» **DATA EXCERPT**:

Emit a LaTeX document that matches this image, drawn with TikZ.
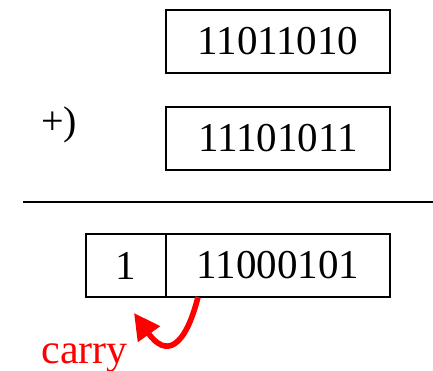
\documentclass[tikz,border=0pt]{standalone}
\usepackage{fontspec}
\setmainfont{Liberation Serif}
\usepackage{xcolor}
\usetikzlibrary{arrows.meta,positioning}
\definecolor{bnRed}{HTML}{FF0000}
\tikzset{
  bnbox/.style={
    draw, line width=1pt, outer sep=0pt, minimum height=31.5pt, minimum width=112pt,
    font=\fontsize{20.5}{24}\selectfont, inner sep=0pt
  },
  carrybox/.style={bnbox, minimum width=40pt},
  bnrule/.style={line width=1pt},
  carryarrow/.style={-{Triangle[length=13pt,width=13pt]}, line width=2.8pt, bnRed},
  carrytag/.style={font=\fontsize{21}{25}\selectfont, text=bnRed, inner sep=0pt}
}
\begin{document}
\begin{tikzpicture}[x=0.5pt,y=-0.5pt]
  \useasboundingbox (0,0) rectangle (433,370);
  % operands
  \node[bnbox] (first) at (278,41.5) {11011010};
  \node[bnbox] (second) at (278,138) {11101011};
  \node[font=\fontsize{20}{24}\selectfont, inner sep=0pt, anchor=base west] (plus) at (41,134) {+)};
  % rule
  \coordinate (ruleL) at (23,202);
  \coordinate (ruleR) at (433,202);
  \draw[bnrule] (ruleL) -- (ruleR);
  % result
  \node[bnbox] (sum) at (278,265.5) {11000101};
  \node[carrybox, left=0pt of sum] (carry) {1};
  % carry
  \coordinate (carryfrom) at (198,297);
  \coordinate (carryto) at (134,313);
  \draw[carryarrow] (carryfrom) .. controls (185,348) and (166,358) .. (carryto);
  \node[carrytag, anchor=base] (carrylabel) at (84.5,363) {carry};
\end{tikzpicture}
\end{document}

» **TASK GOAL**: All of the material above should be reproduced exactly, except the pictures.

» **IN RESPONSE**:
Emit a LaTeX document that matches this image, drawn with TikZ.
\documentclass[tikz,border=0pt]{standalone}
\usepackage{fontspec}
\setmainfont{Liberation Serif}
\usepackage{xcolor}
\usetikzlibrary{arrows.meta,positioning}
\definecolor{bnRed}{HTML}{FF0000}
\tikzset{
  bnbox/.style={
    draw, line width=1pt, outer sep=0pt, minimum height=31.5pt, minimum width=112pt,
    font=\fontsize{20.5}{24}\selectfont, inner sep=0pt
  },
  carrybox/.style={bnbox, minimum width=40pt},
  bnrule/.style={line width=1pt},
  carryarrow/.style={-{Triangle[length=13pt,width=13pt]}, line width=2.8pt, bnRed},
  carrytag/.style={font=\fontsize{21}{25}\selectfont, text=bnRed, inner sep=0pt}
}
\begin{document}
\begin{tikzpicture}[x=0.5pt,y=-0.5pt]
  \useasboundingbox (0,0) rectangle (433,370);
  % operands
  \node[bnbox] (first) at (278,41.5) {11011010};
  \node[bnbox] (second) at (278,138) {11101011};
  \node[font=\fontsize{20}{24}\selectfont, inner sep=0pt, anchor=base west] (plus) at (41,134) {+)};
  % rule
  \coordinate (ruleL) at (23,202);
  \coordinate (ruleR) at (433,202);
  \draw[bnrule] (ruleL) -- (ruleR);
  % result
  \node[bnbox] (sum) at (278,265.5) {11000101};
  \node[carrybox, left=0pt of sum] (carry) {1};
  % carry
  \coordinate (carryfrom) at (198,297);
  \coordinate (carryto) at (134,313);
  \draw[carryarrow] (carryfrom) .. controls (185,348) and (166,358) .. (carryto);
  \node[carrytag, anchor=base] (carrylabel) at (84.5,363) {carry};
\end{tikzpicture}
\end{document}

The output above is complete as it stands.